# Directions
Using the records below, give the number of lines where the word "chart" appears, with no further output.
==================================================
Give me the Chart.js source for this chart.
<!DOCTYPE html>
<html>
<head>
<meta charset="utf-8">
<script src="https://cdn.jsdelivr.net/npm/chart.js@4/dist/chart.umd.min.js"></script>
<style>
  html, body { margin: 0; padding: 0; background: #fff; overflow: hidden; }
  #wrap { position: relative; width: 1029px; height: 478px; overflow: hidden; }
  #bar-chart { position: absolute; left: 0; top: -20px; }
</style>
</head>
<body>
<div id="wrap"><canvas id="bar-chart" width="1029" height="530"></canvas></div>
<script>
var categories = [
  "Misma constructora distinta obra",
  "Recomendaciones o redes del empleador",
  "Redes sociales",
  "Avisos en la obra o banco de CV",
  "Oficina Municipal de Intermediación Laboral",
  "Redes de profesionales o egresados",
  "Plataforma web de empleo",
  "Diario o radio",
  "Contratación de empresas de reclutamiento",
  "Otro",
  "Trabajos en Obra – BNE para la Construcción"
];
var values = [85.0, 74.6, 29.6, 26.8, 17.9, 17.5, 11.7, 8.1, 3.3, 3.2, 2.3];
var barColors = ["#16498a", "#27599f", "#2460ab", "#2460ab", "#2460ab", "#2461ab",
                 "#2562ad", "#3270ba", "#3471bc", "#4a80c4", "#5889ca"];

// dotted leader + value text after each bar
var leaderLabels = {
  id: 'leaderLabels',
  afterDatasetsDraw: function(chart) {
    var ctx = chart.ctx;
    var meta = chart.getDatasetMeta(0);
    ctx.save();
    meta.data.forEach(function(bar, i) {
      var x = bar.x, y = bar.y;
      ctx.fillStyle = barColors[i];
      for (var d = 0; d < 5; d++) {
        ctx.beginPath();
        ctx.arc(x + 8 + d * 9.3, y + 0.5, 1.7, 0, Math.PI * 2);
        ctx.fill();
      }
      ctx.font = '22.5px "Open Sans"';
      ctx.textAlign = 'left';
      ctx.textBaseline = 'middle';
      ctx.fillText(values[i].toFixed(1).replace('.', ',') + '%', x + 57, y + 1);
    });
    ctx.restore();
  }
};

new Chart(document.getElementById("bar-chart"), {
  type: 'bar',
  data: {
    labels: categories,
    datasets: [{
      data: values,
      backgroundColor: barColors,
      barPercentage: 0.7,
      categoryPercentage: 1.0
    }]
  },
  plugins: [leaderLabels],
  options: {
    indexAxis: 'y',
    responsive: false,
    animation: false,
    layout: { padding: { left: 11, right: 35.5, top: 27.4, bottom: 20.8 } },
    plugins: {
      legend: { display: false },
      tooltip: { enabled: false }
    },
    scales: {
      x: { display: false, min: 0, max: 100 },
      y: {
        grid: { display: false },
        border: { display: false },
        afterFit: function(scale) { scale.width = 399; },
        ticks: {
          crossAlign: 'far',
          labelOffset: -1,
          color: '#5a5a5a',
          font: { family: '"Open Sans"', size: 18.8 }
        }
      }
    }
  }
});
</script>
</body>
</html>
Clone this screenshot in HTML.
==================================================
# Response below
8